Mais constrangedor é a justificativa, apresentada na PEC, de que os empregadores malvadões resistem às mudanças pois se utilizam do tempo livre conquistado pelos trabalhadores no cumprimento de um expediente ainda maior, pelo qual pagam “horas extras e banco de horas”.
Para fechar com chave de ouro o raciocínio, Erika cita um programa piloto implementado no Brasil pelas ONGs Reconnect Happiness at Work e 4 Day Week Global. Segundo diz, “cerca de 22 empresas com até 250 colaboradores aderiram à iniciativa, em que os resultados do projeto no país, apresentam projeções importantes para a transição das jornadas de trabalho para o modelo de 4 dias, em que é possível observar menor número de faltas dos empregados e produtividade em alta, em razão da adoção de estratégias de organizações funcionais para o modelo da empresa”.
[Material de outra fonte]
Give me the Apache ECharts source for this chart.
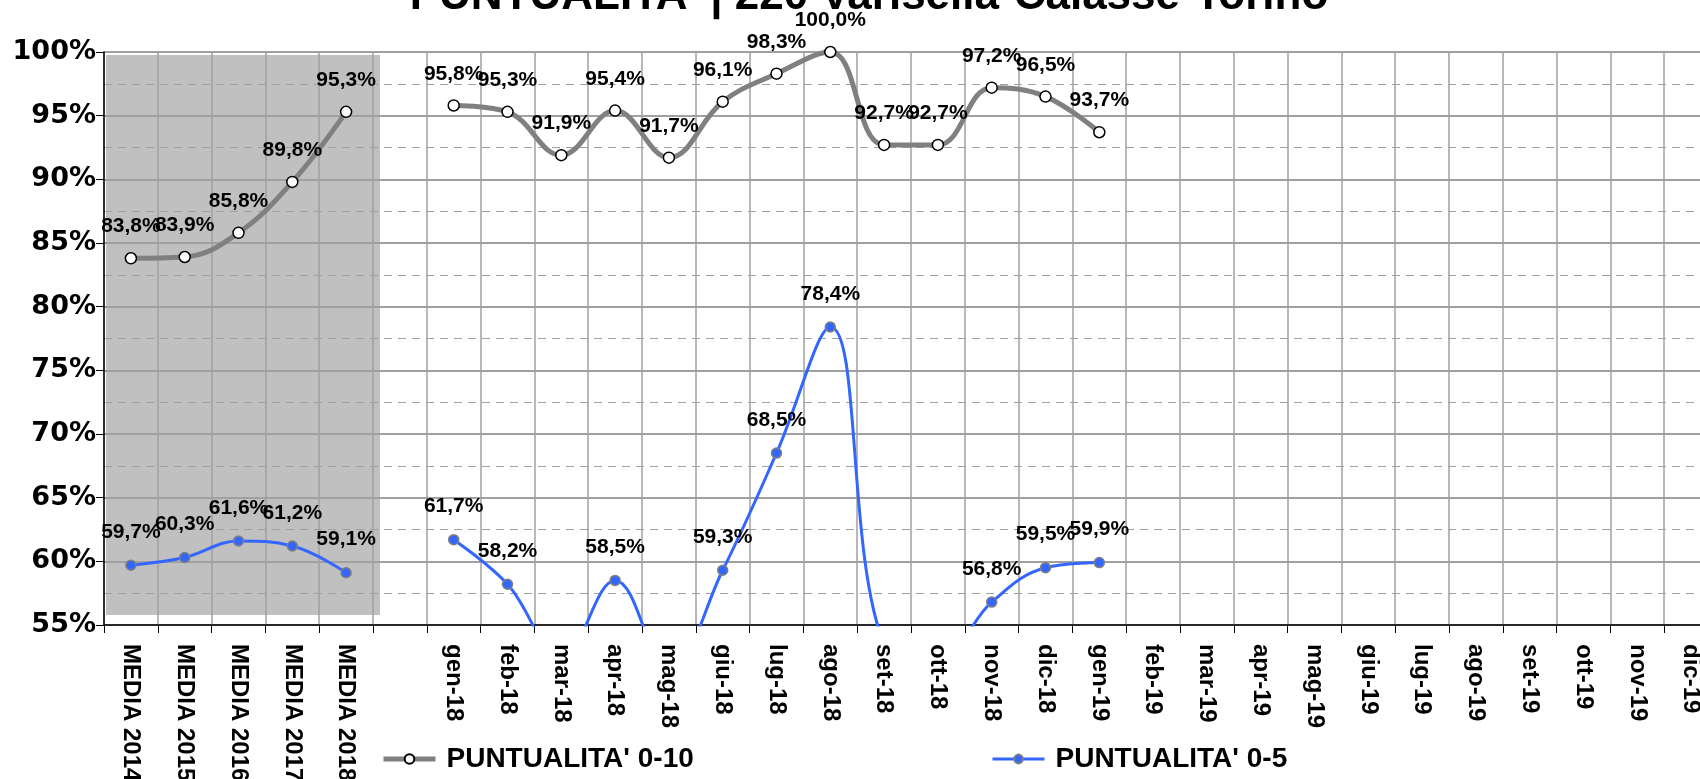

Eu tive a curiosidade de buscar o estudo e descobri que os resultados são baseados em depoimentos dos próprios funcionários, que “classificaram seu nível de produtividade em 8,4 e seu nível de engajamento em 8,5 em uma escala de 1 a 10″. “O comprometimento com a empresa foi classificado em 9,2, refletindo um alto nível de lealdade e dedicação. O nível de bem-estar foi classificado em 8,4 e a satisfação no trabalho em 8,5, indicando uma melhoria significativa no ambiente de trabalho”, dizem.
As ONGs, diga-se, são mais cautelosas do que Erika ao interpretar os dados. “A análise dos dados de receita e lucro mostrou uma tendência positiva, embora seja importante reconhecer que esses resultados não podem ser atribuídos exclusivamente à semana de 4 dias. A melhoria no desempenho financeiro pode ser influenciada por vários fatores e, portanto, deve ser interpretada com cautela.” Por fim, os próprios pesquisadores sugerem a realização de um novo estudo, com a participação de mais empresas, para se chegar a conclusões mais claras. Dizem também que “a diversidade nas decisões reflete uma abordagem adaptativa e a busca por soluções personalizadas que atendam aos diversos contextos das empresas participantes”.
Ah, eu quase ia me esquecendo! As ONGs cobram uma pequena taxa para implementar o projeto. De fato, um o negócio da redução da jornada de trabalho tem enorme potencial com sua implementação obrigatória num país com 100 milhões de trabalhadores.